For $P\left(\int_{X_{(n)}}^{1}\frac{1}{\theta^n}e^{-(\theta-1)^{-2}}d\theta>C\right)$, $C >0$, how to get the random variable $X_{(n)}$ to one side?

Question

For $n \in \mathbb{N}$, and for $X_{(n)} = \max\left(X_1, \ldots, X_n\right)$ where $X_1, \ldots, X_n \sim Unif(0,1)$ iid. I have that:

$$ P\left(\int_{X_{(n)}}^{1}\frac{1}{\theta^n}e^{-(\theta-1)^{-2}}d\theta>C\right) $$

for a $C >0$. I would ultimately like to show that

$$ \lim_{n \to \infty}P\left(\int_{X_{(n)}}^{1}\frac{1}{\theta^n}e^{-(\theta-1)^{-2}}d\theta>C\right) = 0 $$

However, I am having trouble trying to separate out the stochastic element, $X_{(n)}$ off to one side.
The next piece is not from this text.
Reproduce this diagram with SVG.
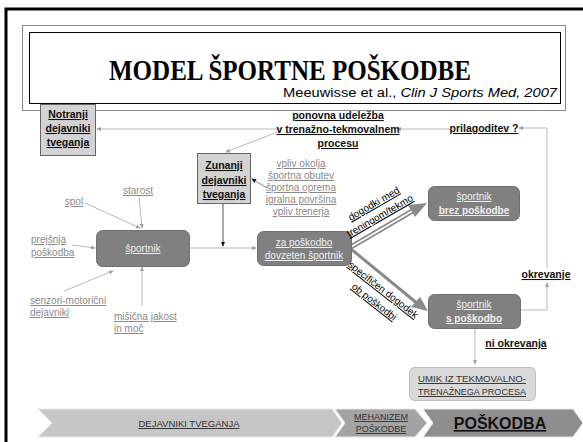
<svg xmlns="http://www.w3.org/2000/svg" width="583" height="442" viewBox="0 0 583 442">
<defs>
<style>
text{font-family:"Liberation Sans",Arial,sans-serif;}
.t{font-size:10px;text-decoration:underline;}
.g{fill:#8a8a8a;}
.b{font-weight:bold;font-size:10.5px;fill:#111;text-decoration:underline;}
.w{fill:#f0f0f0;font-size:10px;text-decoration:underline;}
.ln{stroke:#b8b8b8;stroke-width:1;fill:none;}
.node{fill:#808080;stroke:#707070;stroke-width:1;}
.box{fill:#d3d3d3;stroke:#666;stroke-width:1;}
</style>
<marker id="a" viewBox="0 0 6 6" refX="5" refY="3" markerWidth="5" markerHeight="5" orient="auto"><path d="M0,0.5 L6,3 L0,5.5 z" fill="#a0a0a0"/></marker>
<marker id="ak" viewBox="0 0 6 6" refX="5" refY="3" markerWidth="5" markerHeight="5" orient="auto"><path d="M0,0.5 L6,3 L0,5.5 z" fill="#111"/></marker>
</defs>
<rect width="583" height="442" fill="#fff"/>
<!-- slide frame -->
<path d="M6,442 V9 H583" fill="none" stroke="#000" stroke-width="3"/>
<!-- title -->
<g id="title">
<rect x="22.5" y="25.5" width="543" height="85" fill="#fff" stroke="#888" stroke-width="1"/>
<rect x="29.5" y="32.5" width="531" height="71" fill="#fff" stroke="#000" stroke-width="1"/>
<text x="290" y="80" text-anchor="middle" style="font-family:'Liberation Serif',serif" font-weight="bold" font-size="29" textLength="362" lengthAdjust="spacingAndGlyphs">MODEL ŠPORTNE POŠKODBE</text>
<text x="557" y="97" text-anchor="end" font-size="12" textLength="274" lengthAdjust="spacingAndGlyphs">Meeuwisse et al., <tspan font-style="italic">Clin J Sports Med, 2007</tspan></text>
</g>
<!-- connectors -->
<g id="connectors">
<path class="ln" d="M547,268 V128 H519" marker-end="url(#a)"/>
<path class="ln" d="M521,310 H547 V283" marker-end="url(#a)"/>
<path class="ln" d="M450,129 H397" marker-end="url(#a)"/>
<path class="ln" d="M282,129 H97" marker-end="url(#a)"/>
<path class="ln" d="M280,131 L226,152" marker-end="url(#a)"/>
<path d="M267,188 L252,179" stroke="#888" fill="none" marker-end="url(#ak)"/>
<path d="M223,203 V246" stroke="#555" fill="none" marker-end="url(#ak)"/>
<path class="ln" d="M189,248 H256" marker-end="url(#a)"/>
<path class="ln" d="M85,203 L140,228" marker-end="url(#a)"/>
<path class="ln" d="M139,197 L142,228" marker-end="url(#a)"/>
<path class="ln" d="M72,245 L95,248" marker-end="url(#a)"/>
<path class="ln" d="M64,291 L113,271" marker-end="url(#a)"/>
<path class="ln" d="M142,306 V267" marker-end="url(#a)"/>
<path class="ln" d="M475,328 V364" marker-end="url(#a)"/>
<!-- double arrow to brez poskodbe -->
<path d="M351,247 L414,210" stroke="#8a8a8a" stroke-width="5" fill="none"/>
<path d="M351,247 L414,210" stroke="#fff" stroke-width="1.5" fill="none"/>
<path d="M427,203 L408,205 L415,217 z" fill="#8a8a8a"/>
<!-- single thick arrow to s poskodbo -->
<path d="M351,249 L418,304" stroke="#8a8a8a" stroke-width="3" fill="none"/>
<path d="M428,311 L411,307 L420,297 z" fill="#8a8a8a"/>
</g>
<!-- nodes -->
<g id="notranji">
<rect class="box" x="40.5" y="104.5" width="55" height="51"/>
<text class="b" x="68" y="118" text-anchor="middle">Notranji</text>
<text class="b" x="68" y="132" text-anchor="middle">dejavniki</text>
<text class="b" x="68" y="146" text-anchor="middle">tveganja</text>
</g>
<g id="ponovna">
<text class="b" x="338" y="119" text-anchor="middle">ponovna udeležba</text>
<text class="b" x="338" y="133" text-anchor="middle">v trenažno-tekmovalnem</text>
<text class="b" x="338" y="147" text-anchor="middle">procesu</text>
</g>
<g id="prilagoditev">
<text class="b" x="484" y="132" text-anchor="middle">prilagoditev ?</text>
</g>
<g id="zunanji">
<rect class="box" x="197.5" y="153.5" width="53" height="50"/>
<text class="b" x="224" y="169" text-anchor="middle">Zunanji</text>
<text class="b" x="224" y="184" text-anchor="middle">dejavniki</text>
<text class="b" x="224" y="198" text-anchor="middle">tveganja</text>
</g>
<g id="zunanji-dejavniki">
<text class="t g" x="301" y="167" text-anchor="middle" font-size="9">vpliv okolja</text>
<text class="t g" x="301" y="179" text-anchor="middle" font-size="9">športna obutev</text>
<text class="t g" x="301" y="191" text-anchor="middle" font-size="9">športna oprema</text>
<text class="t g" x="301" y="203" text-anchor="middle" font-size="9">igralna površina</text>
<text class="t g" x="301" y="215" text-anchor="middle" font-size="9">vpliv trenerja</text>
</g>
<g id="starost"><text class="t g" x="138" y="194" text-anchor="middle">starost</text></g>
<g id="spol"><text class="t g" x="74" y="205" text-anchor="middle">spol</text></g>
<g id="prejsnja">
<text class="t g" x="31" y="243">prejšnja</text>
<text class="t g" x="31" y="256">poškodba</text>
</g>
<g id="senzori">
<text class="t g" x="30" y="304">senzori-motorični</text>
<text class="t g" x="30" y="316">dejavniki</text>
</g>
<g id="misicna">
<text class="t g" x="114" y="320">mišična jakost</text>
<text class="t g" x="114" y="332">in moč</text>
</g>
<g id="sportnik">
<rect class="node" x="96.5" y="230.5" width="93" height="36" rx="6"/>
<text class="w" x="143" y="252" text-anchor="middle">športnik</text>
</g>
<g id="dovzeten">
<rect class="node" x="257.5" y="231.5" width="94" height="34" rx="6"/>
<text class="w" x="304" y="246" text-anchor="middle">za poškodbo</text>
<text class="w" x="304" y="259" text-anchor="middle">dovzeten športnik</text>
</g>
<g id="brez">
<rect class="node" x="428.5" y="186.5" width="91" height="34" rx="6"/>
<text class="w" x="474" y="200" text-anchor="middle">športnik</text>
<text class="w" x="474" y="214" text-anchor="middle" font-weight="bold">brez poškodbe</text>
</g>
<g id="s-poskodbo">
<rect class="node" x="428.5" y="294.5" width="92" height="34" rx="6"/>
<text class="w" x="474" y="308" text-anchor="middle">športnik</text>
<text class="w" x="474" y="322" text-anchor="middle" font-weight="bold">s poškodbo</text>
</g>
<g id="dogodki">
<text class="t" font-size="9" text-anchor="middle" transform="translate(374,204) rotate(-30)" y="3">dogodki med</text>
<text class="t" font-size="9" text-anchor="middle" transform="translate(380,216) rotate(-30)" y="3">treningom/tekmo</text>
</g>
<g id="specificen">
<text class="t" font-size="9" text-anchor="middle" transform="translate(383,290) rotate(38)" y="3">specifičen dogodek</text>
<text class="t" font-size="9" text-anchor="middle" transform="translate(374,302) rotate(38)" y="3">ob poškodbi</text>
</g>
<g id="okrevanje"><text class="b" x="546" y="278" text-anchor="middle">okrevanje</text></g>
<g id="ni-okrevanja"><text class="b" x="516" y="347" text-anchor="middle">ni okrevanja</text></g>
<g id="umik">
<rect x="409.5" y="367.5" width="126" height="33" rx="5" fill="#d9d9d9" stroke="#bdbdbd"/>
<text x="472" y="382" text-anchor="middle" font-size="9.5" fill="#333" text-decoration="underline" textLength="108" lengthAdjust="spacingAndGlyphs">UMIK IZ TEKMOVALNO-</text>
<text x="472" y="395" text-anchor="middle" font-size="9.5" fill="#333" text-decoration="underline" textLength="108" lengthAdjust="spacingAndGlyphs">TRENAŽNEGA PROCESA</text>
</g>
<!-- bottom chevrons -->
<g id="chevron-dejavniki">
<path d="M38,409 H332 L342,423 L332,437 H38 L52,423 z" fill="#c6c6c6" stroke="#e8e8e8"/>
<text x="189" y="427" text-anchor="middle" font-size="9.5" fill="#333" text-decoration="underline">DEJAVNIKI TVEGANJA</text>
</g>
<g id="chevron-mehanizem">
<path d="M335,409 H415 L427,423 L415,437 H335 L345,423 z" fill="#a3a3a3" stroke="#e8e8e8"/>
<text x="381" y="420" text-anchor="middle" font-size="9" fill="#333" text-decoration="underline">MEHANIZEM</text>
<text x="381" y="432" text-anchor="middle" font-size="9" fill="#333" text-decoration="underline">POŠKODBE</text>
</g>
<g id="chevron-poskodba">
<path d="M423,409 H573 L583,423 L573,437 H423 L433,423 z" fill="#8e8e8e" stroke="#e8e8e8"/>
<text x="500" y="429" text-anchor="middle" font-size="16" font-weight="bold" fill="#111" text-decoration="underline">POŠKODBA</text>
</g>
</svg>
Does anyone see anything I can do here? Thanks.

Answer 1

We know that $X_{(n)}\rightarrow 1$ in probability. We also know that convergence in probability is conserved under continuous functions, so $f(X_{(n)})\rightarrow f(1)$ for any continuous function $f$ (in fact we only need continuity at $1$). As $f(x)=\int_x^1\frac{1}{\theta^n}e^{-(\theta-1)^{-2}}d\theta$ is continuous at 1 we have that $\mathbb{P}[f(X_{(n)})>C]\rightarrow \mathbb{P}[f(1)>C]=\mathbb{P}[0>C]=1_{C<0}$.